I'll assume you meant _lengths_ of all three sides.
In other words, you know the lenghts of all 6 sides of a tetrahedron in
3D space: AB, BC, AC, AD, BD and CD. Now you want to know one of its 4
heights.
"Simple" is relative. Without loss of generality you have 6 degrees of
freedom for the positions of the 4 vertices of this tetrahedron, in a
coordinate system of your own choosing

A = ( 0, 0, 0)
B = (xB, 0, 0) | xB > 0
C = (xC, yC, 0) | yC > 0
D = (xD, yD, z) | z > 0

and 6 conditions to impose of them: the six lengths mentioned before:

AB = xB
AC^2 = xC^2+yC^2
BC^2 = (xB-xC)^2 + yC^2
AD^2 = xD^2 + yD^2 + z^2
BD^2 = (xD-xB)^2 + yD^2 + z^2
CD^2 = (xD-xC)^2 + (yD-yC)^2 + z^2

Now all you have to do is solve this set of equations :-)
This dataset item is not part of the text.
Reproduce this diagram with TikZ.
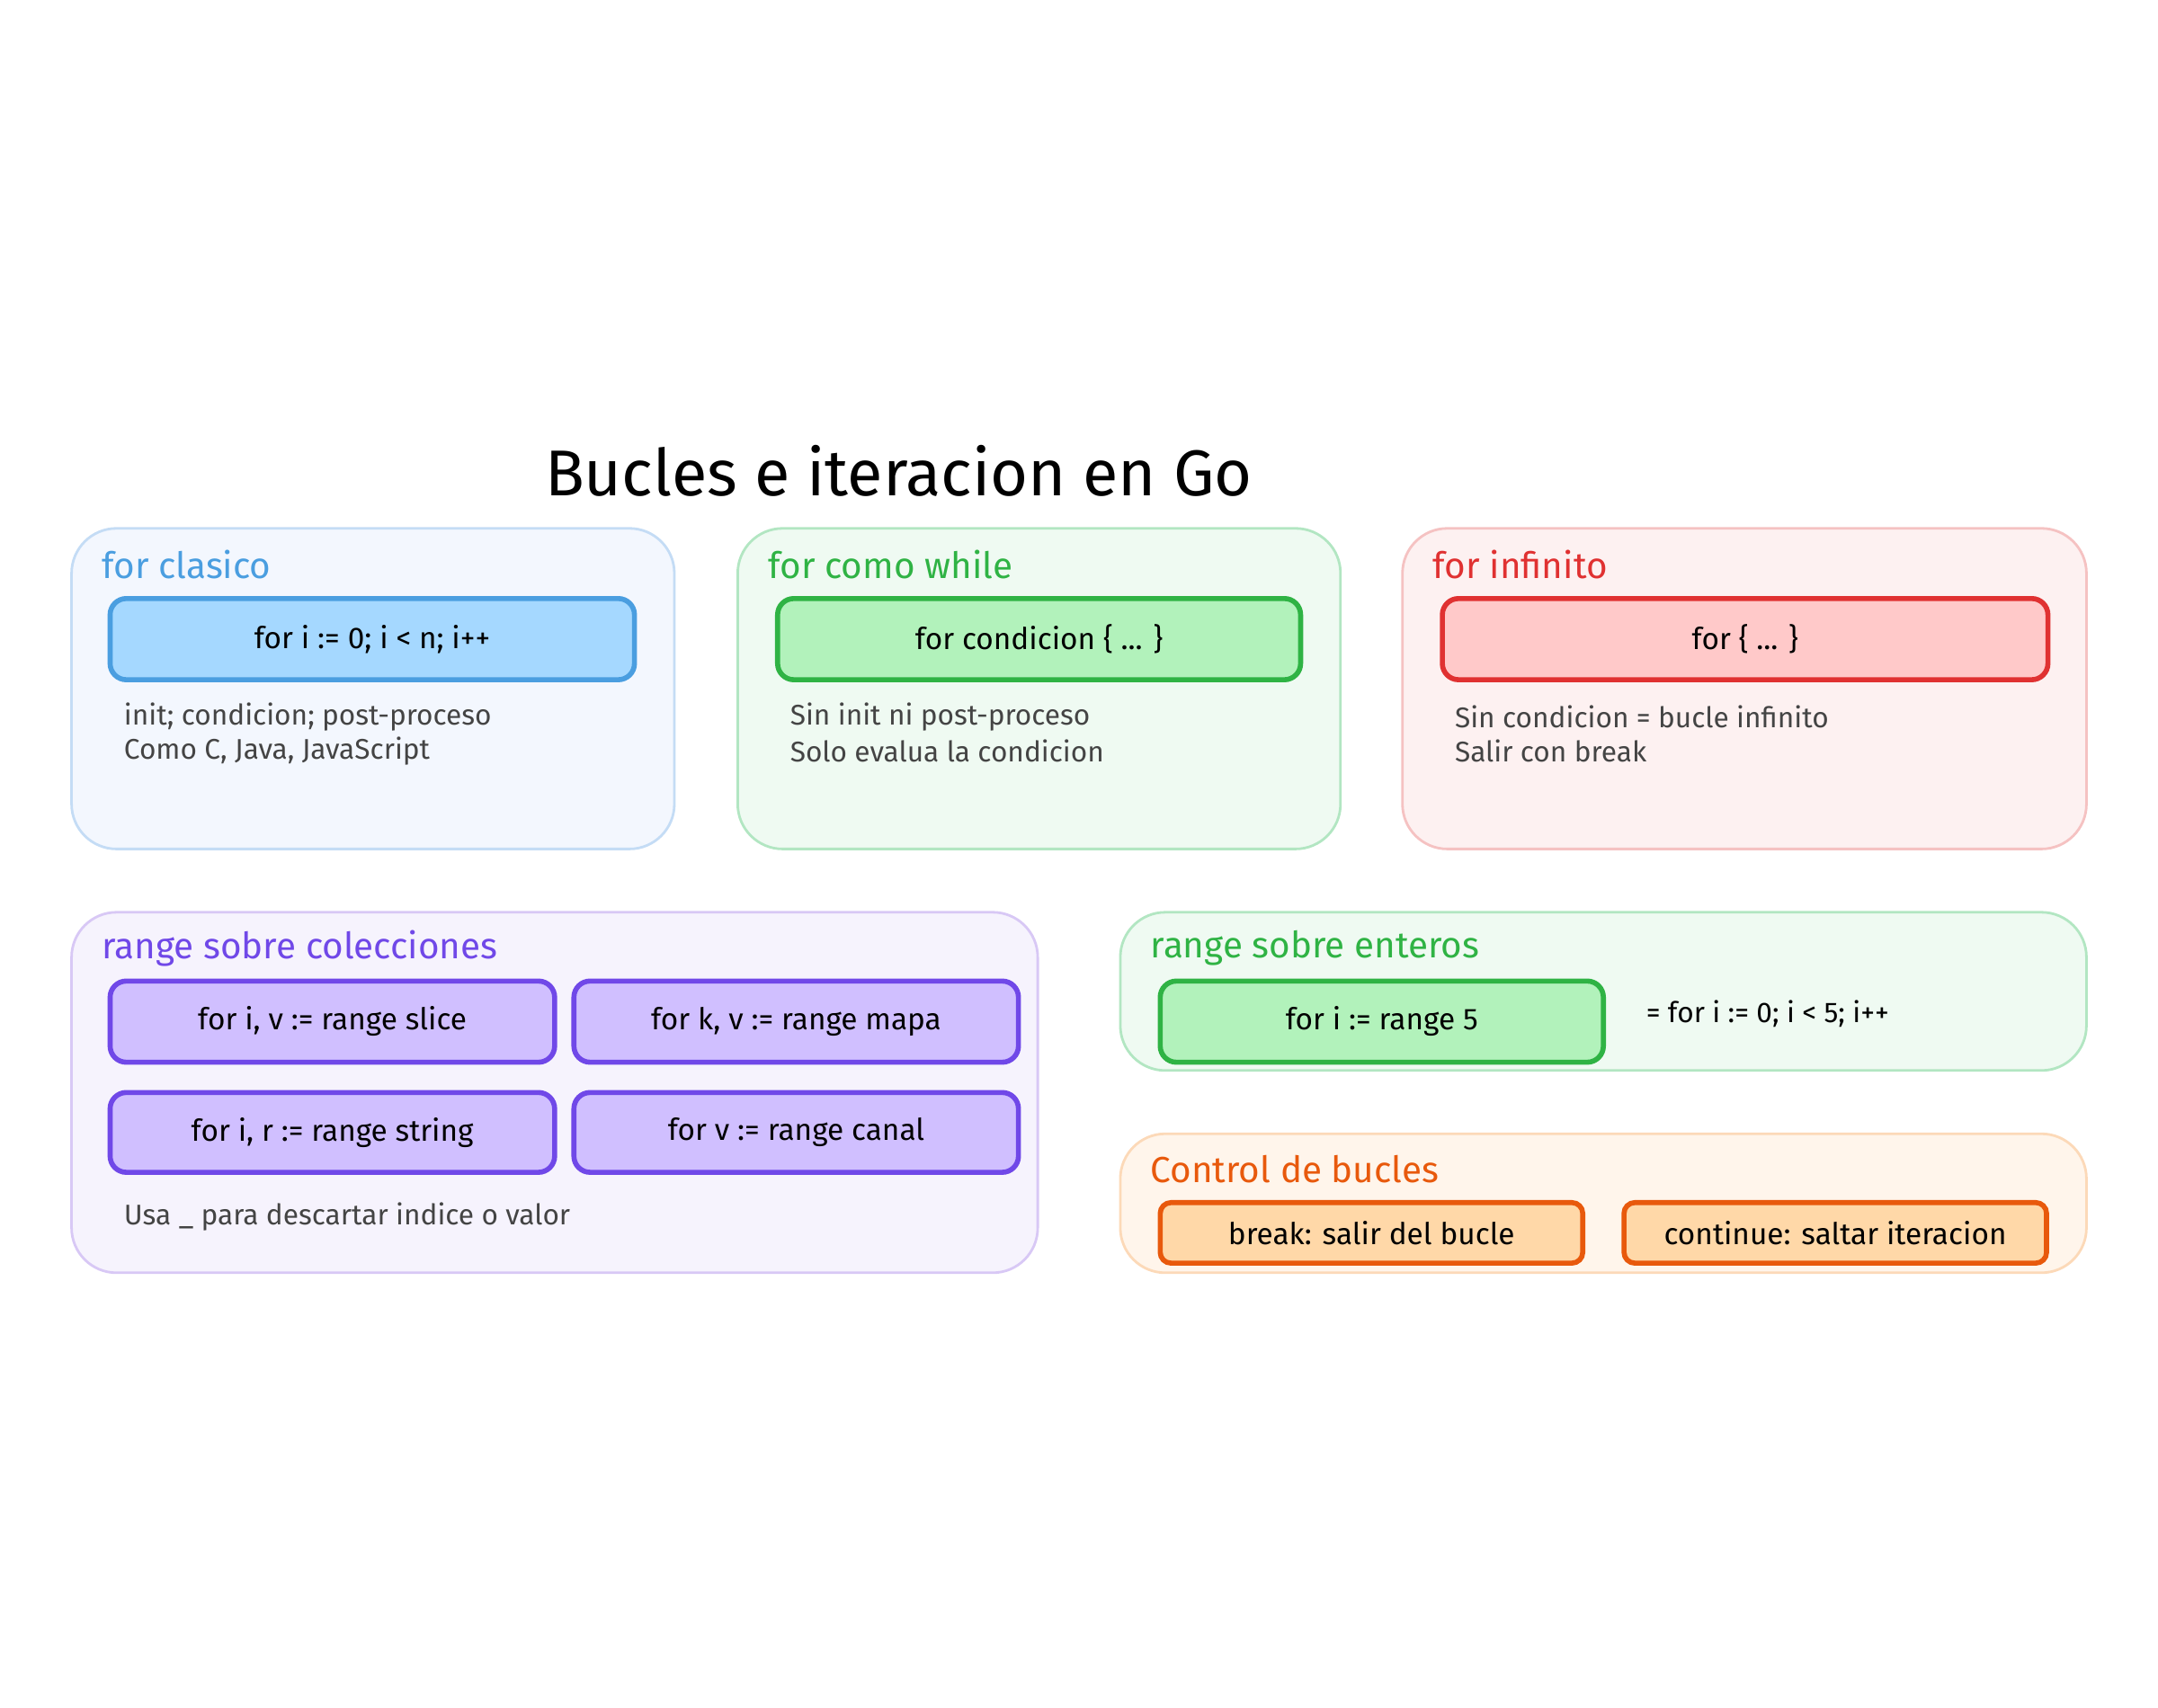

xB = AB is obvious. Subtracting equations 2 and 3 eventually yields:

BC^2 - AC^2 = AB^2 -2*AB*xC
--> xC = (AB^2 - BC^2 + AC^2) / (2 * AB)

and putting that back into the second equation, you get:

yC = sqrt(AC^2 -xC^2)

Subtract equations 4 and 5 to get:

BD^2 - AD^2 = (xD - AB)^2- xD^2
= -2*xD*AB + AB^2
--> xD = (AB^2 - BD^2 + AD^2) / (2*AB)

Subtract 5 and 6 to get

BD^2 - CD^2 = (xD-xB)^2 - (xD-xC)^2 + yD^2 - (yD-yC)^2
= (xD-xB)^2 - (xD-xC)^2 - 2*yD*yC + yC^2
--> yD = (CD^2 - BD^2 + (xD-xB)^2 + (xD-xC)^2 + yC^2) / (2*yC)

and finally

z = sqrt(AD^2 - xD^2 - yD^2)

It may pay off to pass the final results through a numerical solver to
fight likely rounding errors incurred along the way.